When corporations consider investing in a project, they use Time Value of Money (TVM)
principles to evaluate the investment opportunity and make informed decisions about allocating resources. To assess a potential project, managers must consider the cash flows generated by the project over its lifecycle and discount these cash flows back to their present value using an appropriate discount rate. One common technique that applies TVM principles is Net Present Value (NPV) analysis. NPV calculates the present value of a project's future cash flows and compares it to the initial investment. A positive NPV suggests that the project is likely to generate value and exceed the required rate of return. At the same time, a negative NPV indicates that the project may not be economically viable. This helps managers make better decisions about where to allocate their resources.
When companies must invest in long-term projects such as constructing facilities or buying equipment, they must raise the required capital. In this regard, they evaluate various financing options based on the cost of capital and the time value of money. TVM considerations influence the decisions regarding capital project financing. For instance, businesses may choose between equity and debt financing options after considering factors such as interest rates, dividend payments, and the cost of capital. Debt financing involves borrowing funds at a specific interest rate, while equity financing involves issuing company ownership shares. Optimizing the capital structure is crucial to minimizing the overall cost of capital and maximizing shareholder value. TVM considerations play a vital role in determining the optimal mix of debt and equity financing.
Different companies have different objectives, risk tolerance levels, and financial priorities
when managing corporate funds.
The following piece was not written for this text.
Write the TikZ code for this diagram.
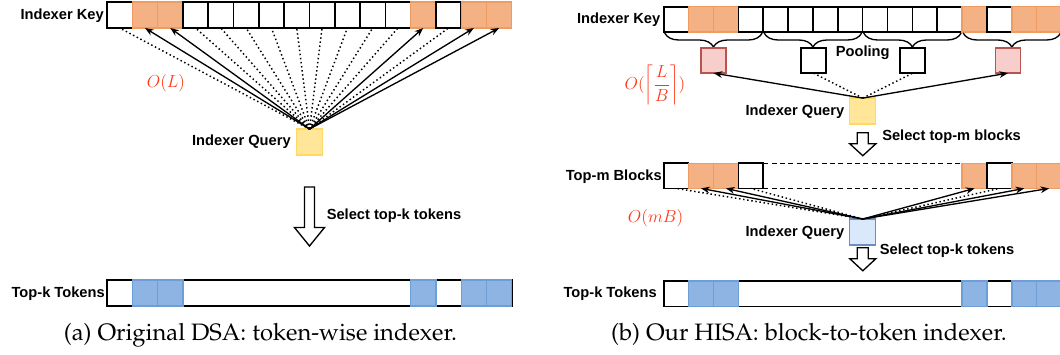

The decisions regarding the allocation and management of corporate funds are often influenced by the time value of money (TVM), which helps optimize returns and minimize risk. One aspect of corporate fund management is treasury management, which involves managing funds efficiently, maintaining liquidity, and maximizing returns on cash reserves. TVM principles
are helpful for treasury managers when evaluating investment opportunities, selecting appropriate
financial instruments, and managing cash flows effectively. Another critical aspect is working capital management, which focuses on managing short-term assets and liabilities to ensure smooth operations and maximize profitability. TVM
considerations are crucial in making decisions about inventory management, accounts receivable,
and accounts payable to optimize cash flows and profitability over time.
To assist sound financial decisions, evaluate investment opportunities, and manage funds effectively, corporations must apply TVM principles. By comprehending the time value of money,
corporations can better their financial performance, enhance shareholder value, and achieve long-
term success.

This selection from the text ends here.